SUPPLIED RECORDS:
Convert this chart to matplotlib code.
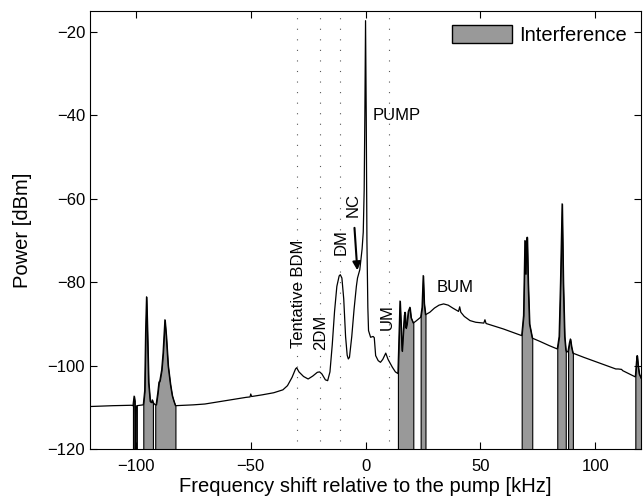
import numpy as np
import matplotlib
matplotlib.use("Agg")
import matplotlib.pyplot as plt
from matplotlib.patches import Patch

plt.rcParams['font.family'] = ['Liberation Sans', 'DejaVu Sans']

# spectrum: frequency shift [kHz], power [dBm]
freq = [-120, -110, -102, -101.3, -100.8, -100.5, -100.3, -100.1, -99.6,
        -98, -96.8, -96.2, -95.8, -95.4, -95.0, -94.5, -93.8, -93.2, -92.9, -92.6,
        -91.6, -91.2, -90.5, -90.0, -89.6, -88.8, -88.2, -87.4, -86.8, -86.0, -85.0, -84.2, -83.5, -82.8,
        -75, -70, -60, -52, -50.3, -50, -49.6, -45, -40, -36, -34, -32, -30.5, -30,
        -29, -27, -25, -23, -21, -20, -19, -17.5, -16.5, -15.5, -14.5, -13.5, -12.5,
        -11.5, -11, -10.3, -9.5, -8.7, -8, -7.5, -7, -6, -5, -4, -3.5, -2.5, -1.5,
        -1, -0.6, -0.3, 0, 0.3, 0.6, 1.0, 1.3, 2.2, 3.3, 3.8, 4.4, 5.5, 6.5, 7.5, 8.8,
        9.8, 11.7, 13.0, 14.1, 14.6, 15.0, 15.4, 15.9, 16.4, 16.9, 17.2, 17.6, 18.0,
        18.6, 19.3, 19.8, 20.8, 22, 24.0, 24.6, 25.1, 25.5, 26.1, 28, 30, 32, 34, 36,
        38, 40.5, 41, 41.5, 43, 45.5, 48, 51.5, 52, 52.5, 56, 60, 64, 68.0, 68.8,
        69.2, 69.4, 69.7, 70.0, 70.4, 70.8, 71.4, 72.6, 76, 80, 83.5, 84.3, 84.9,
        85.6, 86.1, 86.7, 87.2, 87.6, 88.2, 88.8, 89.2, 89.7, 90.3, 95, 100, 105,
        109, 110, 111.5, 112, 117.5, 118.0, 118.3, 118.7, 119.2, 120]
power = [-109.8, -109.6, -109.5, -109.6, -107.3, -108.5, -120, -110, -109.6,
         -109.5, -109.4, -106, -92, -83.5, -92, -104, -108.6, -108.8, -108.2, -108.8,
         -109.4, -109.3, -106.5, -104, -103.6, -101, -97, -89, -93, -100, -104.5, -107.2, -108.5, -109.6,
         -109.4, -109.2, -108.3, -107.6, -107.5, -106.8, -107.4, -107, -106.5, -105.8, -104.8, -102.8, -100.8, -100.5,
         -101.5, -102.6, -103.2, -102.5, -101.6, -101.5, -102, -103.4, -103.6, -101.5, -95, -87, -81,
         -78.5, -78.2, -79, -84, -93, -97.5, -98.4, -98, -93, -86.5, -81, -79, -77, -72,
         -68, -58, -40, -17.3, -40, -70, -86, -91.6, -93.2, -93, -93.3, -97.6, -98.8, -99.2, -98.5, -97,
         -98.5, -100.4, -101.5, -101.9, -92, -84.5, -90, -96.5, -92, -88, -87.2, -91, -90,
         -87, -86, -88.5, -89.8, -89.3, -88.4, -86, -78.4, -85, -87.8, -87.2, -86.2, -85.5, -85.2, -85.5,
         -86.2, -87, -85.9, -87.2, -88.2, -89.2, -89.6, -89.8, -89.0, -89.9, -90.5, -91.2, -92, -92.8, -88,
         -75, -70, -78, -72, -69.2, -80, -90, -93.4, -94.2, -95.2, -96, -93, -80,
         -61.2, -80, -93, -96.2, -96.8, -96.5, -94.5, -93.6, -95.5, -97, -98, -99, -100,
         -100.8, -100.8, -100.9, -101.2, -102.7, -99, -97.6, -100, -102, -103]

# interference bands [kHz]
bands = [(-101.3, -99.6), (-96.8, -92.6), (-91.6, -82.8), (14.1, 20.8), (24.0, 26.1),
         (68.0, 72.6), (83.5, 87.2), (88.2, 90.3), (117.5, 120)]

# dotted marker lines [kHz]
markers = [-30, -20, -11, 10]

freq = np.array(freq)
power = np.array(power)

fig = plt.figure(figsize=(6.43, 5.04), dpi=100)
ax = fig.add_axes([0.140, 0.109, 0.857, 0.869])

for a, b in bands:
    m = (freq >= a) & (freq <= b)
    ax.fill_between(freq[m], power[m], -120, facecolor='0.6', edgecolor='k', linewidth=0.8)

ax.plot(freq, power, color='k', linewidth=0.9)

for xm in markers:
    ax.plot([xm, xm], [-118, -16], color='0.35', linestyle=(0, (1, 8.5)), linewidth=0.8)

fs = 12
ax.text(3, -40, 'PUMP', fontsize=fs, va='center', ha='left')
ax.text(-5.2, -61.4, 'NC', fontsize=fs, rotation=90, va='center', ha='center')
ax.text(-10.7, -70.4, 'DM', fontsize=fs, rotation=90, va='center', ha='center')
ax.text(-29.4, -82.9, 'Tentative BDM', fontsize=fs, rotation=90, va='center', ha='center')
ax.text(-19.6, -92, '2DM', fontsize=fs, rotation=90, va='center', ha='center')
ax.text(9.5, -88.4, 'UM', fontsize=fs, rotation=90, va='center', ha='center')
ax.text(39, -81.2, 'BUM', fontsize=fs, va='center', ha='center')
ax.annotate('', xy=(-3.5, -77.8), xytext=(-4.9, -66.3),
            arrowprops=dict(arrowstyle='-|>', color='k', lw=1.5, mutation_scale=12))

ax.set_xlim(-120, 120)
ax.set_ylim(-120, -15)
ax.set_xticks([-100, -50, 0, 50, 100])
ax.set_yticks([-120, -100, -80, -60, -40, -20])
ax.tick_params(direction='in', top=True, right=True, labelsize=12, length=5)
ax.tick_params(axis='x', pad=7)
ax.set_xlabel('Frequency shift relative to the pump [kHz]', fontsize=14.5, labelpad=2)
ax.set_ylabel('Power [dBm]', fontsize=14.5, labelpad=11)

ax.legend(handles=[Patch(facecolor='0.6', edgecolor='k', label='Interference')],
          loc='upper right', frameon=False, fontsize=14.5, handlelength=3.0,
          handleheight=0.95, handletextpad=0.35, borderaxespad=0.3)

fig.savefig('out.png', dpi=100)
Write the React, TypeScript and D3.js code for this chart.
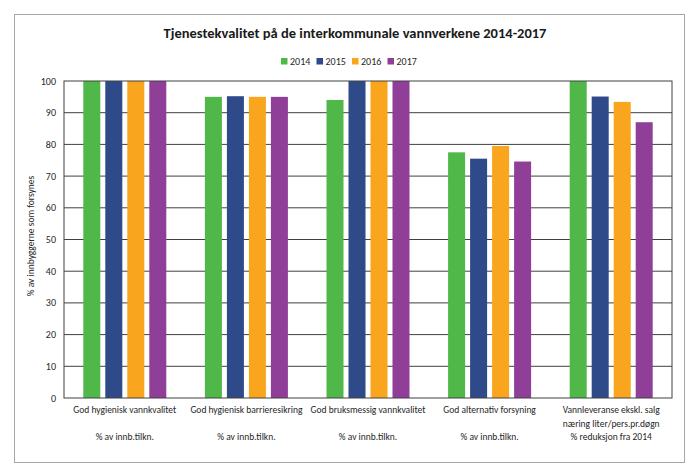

SHORT PROBLEM: Transcribe the listing above verbatim. Omit the pictures.

REPLY TO THE TASK:
Convert this chart to matplotlib code.
import numpy as np
import matplotlib
matplotlib.use("Agg")
import matplotlib.pyplot as plt
from matplotlib.patches import Patch

plt.rcParams['font.family'] = ['Liberation Sans', 'DejaVu Sans']

# spectrum: frequency shift [kHz], power [dBm]
freq = [-120, -110, -102, -101.3, -100.8, -100.5, -100.3, -100.1, -99.6,
        -98, -96.8, -96.2, -95.8, -95.4, -95.0, -94.5, -93.8, -93.2, -92.9, -92.6,
        -91.6, -91.2, -90.5, -90.0, -89.6, -88.8, -88.2, -87.4, -86.8, -86.0, -85.0, -84.2, -83.5, -82.8,
        -75, -70, -60, -52, -50.3, -50, -49.6, -45, -40, -36, -34, -32, -30.5, -30,
        -29, -27, -25, -23, -21, -20, -19, -17.5, -16.5, -15.5, -14.5, -13.5, -12.5,
        -11.5, -11, -10.3, -9.5, -8.7, -8, -7.5, -7, -6, -5, -4, -3.5, -2.5, -1.5,
        -1, -0.6, -0.3, 0, 0.3, 0.6, 1.0, 1.3, 2.2, 3.3, 3.8, 4.4, 5.5, 6.5, 7.5, 8.8,
        9.8, 11.7, 13.0, 14.1, 14.6, 15.0, 15.4, 15.9, 16.4, 16.9, 17.2, 17.6, 18.0,
        18.6, 19.3, 19.8, 20.8, 22, 24.0, 24.6, 25.1, 25.5, 26.1, 28, 30, 32, 34, 36,
        38, 40.5, 41, 41.5, 43, 45.5, 48, 51.5, 52, 52.5, 56, 60, 64, 68.0, 68.8,
        69.2, 69.4, 69.7, 70.0, 70.4, 70.8, 71.4, 72.6, 76, 80, 83.5, 84.3, 84.9,
        85.6, 86.1, 86.7, 87.2, 87.6, 88.2, 88.8, 89.2, 89.7, 90.3, 95, 100, 105,
        109, 110, 111.5, 112, 117.5, 118.0, 118.3, 118.7, 119.2, 120]
power = [-109.8, -109.6, -109.5, -109.6, -107.3, -108.5, -120, -110, -109.6,
         -109.5, -109.4, -106, -92, -83.5, -92, -104, -108.6, -108.8, -108.2, -108.8,
         -109.4, -109.3, -106.5, -104, -103.6, -101, -97, -89, -93, -100, -104.5, -107.2, -108.5, -109.6,
         -109.4, -109.2, -108.3, -107.6, -107.5, -106.8, -107.4, -107, -106.5, -105.8, -104.8, -102.8, -100.8, -100.5,
         -101.5, -102.6, -103.2, -102.5, -101.6, -101.5, -102, -103.4, -103.6, -101.5, -95, -87, -81,
         -78.5, -78.2, -79, -84, -93, -97.5, -98.4, -98, -93, -86.5, -81, -79, -77, -72,
         -68, -58, -40, -17.3, -40, -70, -86, -91.6, -93.2, -93, -93.3, -97.6, -98.8, -99.2, -98.5, -97,
         -98.5, -100.4, -101.5, -101.9, -92, -84.5, -90, -96.5, -92, -88, -87.2, -91, -90,
         -87, -86, -88.5, -89.8, -89.3, -88.4, -86, -78.4, -85, -87.8, -87.2, -86.2, -85.5, -85.2, -85.5,
         -86.2, -87, -85.9, -87.2, -88.2, -89.2, -89.6, -89.8, -89.0, -89.9, -90.5, -91.2, -92, -92.8, -88,
         -75, -70, -78, -72, -69.2, -80, -90, -93.4, -94.2, -95.2, -96, -93, -80,
         -61.2, -80, -93, -96.2, -96.8, -96.5, -94.5, -93.6, -95.5, -97, -98, -99, -100,
         -100.8, -100.8, -100.9, -101.2, -102.7, -99, -97.6, -100, -102, -103]

# interference bands [kHz]
bands = [(-101.3, -99.6), (-96.8, -92.6), (-91.6, -82.8), (14.1, 20.8), (24.0, 26.1),
         (68.0, 72.6), (83.5, 87.2), (88.2, 90.3), (117.5, 120)]

# dotted marker lines [kHz]
markers = [-30, -20, -11, 10]

freq = np.array(freq)
power = np.array(power)

fig = plt.figure(figsize=(6.43, 5.04), dpi=100)
ax = fig.add_axes([0.140, 0.109, 0.857, 0.869])

for a, b in bands:
    m = (freq >= a) & (freq <= b)
    ax.fill_between(freq[m], power[m], -120, facecolor='0.6', edgecolor='k', linewidth=0.8)

ax.plot(freq, power, color='k', linewidth=0.9)

for xm in markers:
    ax.plot([xm, xm], [-118, -16], color='0.35', linestyle=(0, (1, 8.5)), linewidth=0.8)

fs = 12
ax.text(3, -40, 'PUMP', fontsize=fs, va='center', ha='left')
ax.text(-5.2, -61.4, 'NC', fontsize=fs, rotation=90, va='center', ha='center')
ax.text(-10.7, -70.4, 'DM', fontsize=fs, rotation=90, va='center', ha='center')
ax.text(-29.4, -82.9, 'Tentative BDM', fontsize=fs, rotation=90, va='center', ha='center')
ax.text(-19.6, -92, '2DM', fontsize=fs, rotation=90, va='center', ha='center')
ax.text(9.5, -88.4, 'UM', fontsize=fs, rotation=90, va='center', ha='center')
ax.text(39, -81.2, 'BUM', fontsize=fs, va='center', ha='center')
ax.annotate('', xy=(-3.5, -77.8), xytext=(-4.9, -66.3),
            arrowprops=dict(arrowstyle='-|>', color='k', lw=1.5, mutation_scale=12))

ax.set_xlim(-120, 120)
ax.set_ylim(-120, -15)
ax.set_xticks([-100, -50, 0, 50, 100])
ax.set_yticks([-120, -100, -80, -60, -40, -20])
ax.tick_params(direction='in', top=True, right=True, labelsize=12, length=5)
ax.tick_params(axis='x', pad=7)
ax.set_xlabel('Frequency shift relative to the pump [kHz]', fontsize=14.5, labelpad=2)
ax.set_ylabel('Power [dBm]', fontsize=14.5, labelpad=11)

ax.legend(handles=[Patch(facecolor='0.6', edgecolor='k', label='Interference')],
          loc='upper right', frameon=False, fontsize=14.5, handlelength=3.0,
          handleheight=0.95, handletextpad=0.35, borderaxespad=0.3)

fig.savefig('out.png', dpi=100)
Write the React, TypeScript and D3.js code for this chart.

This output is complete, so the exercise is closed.